» WORK TO COMPLETE
Retype these lines and no others: the line holding "Recreate this image", the line holding "const dotLineD = 0.627;", and all lines between them. Pictures stay out.

» EXERCISE INPUTS
+---+

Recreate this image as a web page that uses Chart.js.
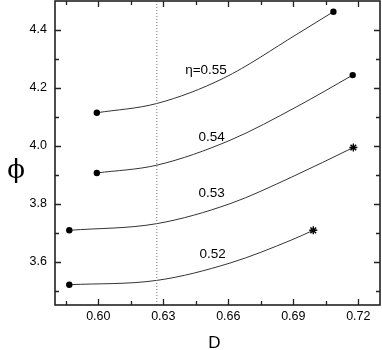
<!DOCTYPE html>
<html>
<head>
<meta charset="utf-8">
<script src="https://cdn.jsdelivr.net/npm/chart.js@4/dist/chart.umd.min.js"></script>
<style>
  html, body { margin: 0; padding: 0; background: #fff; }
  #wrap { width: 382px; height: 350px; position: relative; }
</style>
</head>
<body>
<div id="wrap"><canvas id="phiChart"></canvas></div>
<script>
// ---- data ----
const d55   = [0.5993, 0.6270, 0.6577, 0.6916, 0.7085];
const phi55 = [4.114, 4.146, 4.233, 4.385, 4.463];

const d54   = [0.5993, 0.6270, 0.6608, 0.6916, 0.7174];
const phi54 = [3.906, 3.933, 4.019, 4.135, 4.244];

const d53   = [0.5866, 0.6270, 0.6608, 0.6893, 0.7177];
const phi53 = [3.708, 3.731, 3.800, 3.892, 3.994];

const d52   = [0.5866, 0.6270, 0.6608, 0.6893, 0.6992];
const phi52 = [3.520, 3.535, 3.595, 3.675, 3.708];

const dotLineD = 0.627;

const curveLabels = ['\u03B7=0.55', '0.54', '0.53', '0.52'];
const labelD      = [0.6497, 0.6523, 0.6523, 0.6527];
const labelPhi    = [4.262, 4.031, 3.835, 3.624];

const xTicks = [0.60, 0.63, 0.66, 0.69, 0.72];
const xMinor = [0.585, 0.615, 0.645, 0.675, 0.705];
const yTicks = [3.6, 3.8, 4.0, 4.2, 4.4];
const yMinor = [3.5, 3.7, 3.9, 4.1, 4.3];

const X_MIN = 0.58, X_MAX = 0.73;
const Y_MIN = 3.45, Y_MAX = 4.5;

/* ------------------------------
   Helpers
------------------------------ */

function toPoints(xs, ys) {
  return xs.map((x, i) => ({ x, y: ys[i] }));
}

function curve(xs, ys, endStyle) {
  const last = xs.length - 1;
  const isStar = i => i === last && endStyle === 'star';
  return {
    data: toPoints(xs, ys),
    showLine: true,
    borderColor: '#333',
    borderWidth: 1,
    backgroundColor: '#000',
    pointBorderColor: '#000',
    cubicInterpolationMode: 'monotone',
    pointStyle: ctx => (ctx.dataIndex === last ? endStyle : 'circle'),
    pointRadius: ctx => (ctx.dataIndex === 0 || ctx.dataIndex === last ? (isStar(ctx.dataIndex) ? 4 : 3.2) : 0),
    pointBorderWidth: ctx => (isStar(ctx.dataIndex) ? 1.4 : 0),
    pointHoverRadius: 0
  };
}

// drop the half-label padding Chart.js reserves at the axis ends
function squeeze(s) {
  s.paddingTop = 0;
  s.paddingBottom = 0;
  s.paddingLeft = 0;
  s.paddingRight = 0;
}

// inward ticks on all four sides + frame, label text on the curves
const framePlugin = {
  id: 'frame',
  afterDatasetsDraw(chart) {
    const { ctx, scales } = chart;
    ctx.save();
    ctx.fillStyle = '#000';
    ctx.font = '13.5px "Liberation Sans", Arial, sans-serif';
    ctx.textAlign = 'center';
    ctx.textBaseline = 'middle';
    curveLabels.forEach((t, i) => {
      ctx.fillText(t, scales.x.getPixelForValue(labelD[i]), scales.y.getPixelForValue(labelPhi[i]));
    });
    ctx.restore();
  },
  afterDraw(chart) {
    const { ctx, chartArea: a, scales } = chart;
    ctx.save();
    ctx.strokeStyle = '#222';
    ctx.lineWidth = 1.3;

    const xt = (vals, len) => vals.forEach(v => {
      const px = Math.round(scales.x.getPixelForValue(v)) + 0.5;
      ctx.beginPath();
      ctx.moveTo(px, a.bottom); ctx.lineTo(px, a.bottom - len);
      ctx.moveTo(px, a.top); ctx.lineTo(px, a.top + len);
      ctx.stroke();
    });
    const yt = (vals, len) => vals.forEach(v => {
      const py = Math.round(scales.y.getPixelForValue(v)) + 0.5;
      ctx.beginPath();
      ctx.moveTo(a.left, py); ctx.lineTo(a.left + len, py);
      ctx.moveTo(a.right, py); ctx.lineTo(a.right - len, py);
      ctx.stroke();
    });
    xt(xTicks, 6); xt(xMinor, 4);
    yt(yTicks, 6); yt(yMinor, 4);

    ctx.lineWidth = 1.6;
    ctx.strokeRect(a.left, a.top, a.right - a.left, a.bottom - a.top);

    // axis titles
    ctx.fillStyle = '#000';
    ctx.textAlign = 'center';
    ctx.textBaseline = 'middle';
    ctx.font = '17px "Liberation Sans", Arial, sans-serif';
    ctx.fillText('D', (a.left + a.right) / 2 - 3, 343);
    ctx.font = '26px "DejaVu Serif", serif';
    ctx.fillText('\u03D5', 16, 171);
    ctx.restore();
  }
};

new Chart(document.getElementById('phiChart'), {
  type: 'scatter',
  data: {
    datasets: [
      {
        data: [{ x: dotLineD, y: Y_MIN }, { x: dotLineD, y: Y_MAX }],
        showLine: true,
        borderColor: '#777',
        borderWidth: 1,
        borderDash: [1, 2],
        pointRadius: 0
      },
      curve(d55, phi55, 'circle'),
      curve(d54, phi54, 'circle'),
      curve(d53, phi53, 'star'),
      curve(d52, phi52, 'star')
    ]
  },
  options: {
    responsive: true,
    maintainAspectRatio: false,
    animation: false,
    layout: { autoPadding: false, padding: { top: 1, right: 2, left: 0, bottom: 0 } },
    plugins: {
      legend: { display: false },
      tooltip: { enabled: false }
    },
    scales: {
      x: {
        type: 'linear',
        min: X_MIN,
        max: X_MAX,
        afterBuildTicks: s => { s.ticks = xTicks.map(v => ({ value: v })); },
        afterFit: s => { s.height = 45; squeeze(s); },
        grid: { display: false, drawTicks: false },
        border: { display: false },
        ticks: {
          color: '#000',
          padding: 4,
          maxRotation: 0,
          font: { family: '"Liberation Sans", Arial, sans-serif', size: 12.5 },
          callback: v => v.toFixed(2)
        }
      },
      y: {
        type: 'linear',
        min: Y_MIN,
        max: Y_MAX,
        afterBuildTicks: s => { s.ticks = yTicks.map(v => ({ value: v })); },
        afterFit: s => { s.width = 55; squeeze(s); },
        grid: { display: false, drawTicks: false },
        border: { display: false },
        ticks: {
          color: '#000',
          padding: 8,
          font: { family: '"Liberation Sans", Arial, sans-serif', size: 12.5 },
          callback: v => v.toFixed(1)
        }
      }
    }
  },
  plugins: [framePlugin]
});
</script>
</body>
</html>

+---+

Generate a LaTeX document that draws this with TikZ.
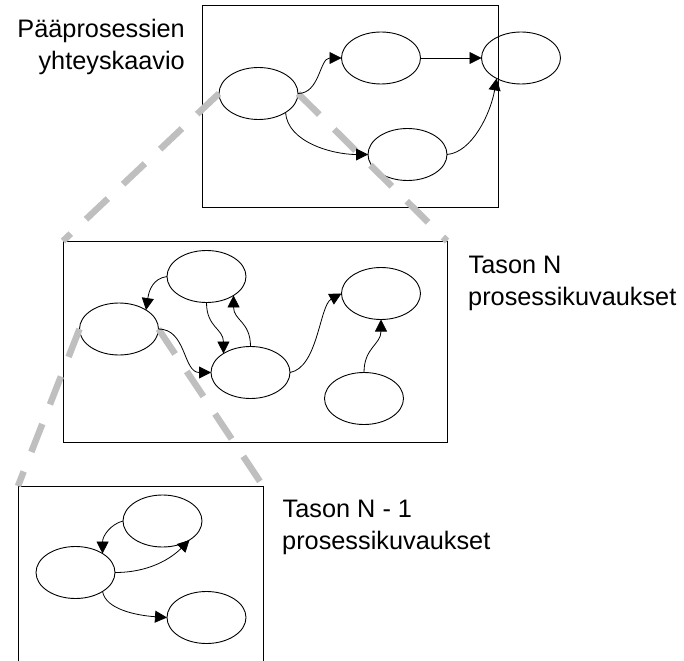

+---+

» THE OUTPUT
Recreate this image as a web page that uses Chart.js.
<!DOCTYPE html>
<html>
<head>
<meta charset="utf-8">
<script src="https://cdn.jsdelivr.net/npm/chart.js@4/dist/chart.umd.min.js"></script>
<style>
  html, body { margin: 0; padding: 0; background: #fff; }
  #wrap { width: 382px; height: 350px; position: relative; }
</style>
</head>
<body>
<div id="wrap"><canvas id="phiChart"></canvas></div>
<script>
// ---- data ----
const d55   = [0.5993, 0.6270, 0.6577, 0.6916, 0.7085];
const phi55 = [4.114, 4.146, 4.233, 4.385, 4.463];

const d54   = [0.5993, 0.6270, 0.6608, 0.6916, 0.7174];
const phi54 = [3.906, 3.933, 4.019, 4.135, 4.244];

const d53   = [0.5866, 0.6270, 0.6608, 0.6893, 0.7177];
const phi53 = [3.708, 3.731, 3.800, 3.892, 3.994];

const d52   = [0.5866, 0.6270, 0.6608, 0.6893, 0.6992];
const phi52 = [3.520, 3.535, 3.595, 3.675, 3.708];

const dotLineD = 0.627;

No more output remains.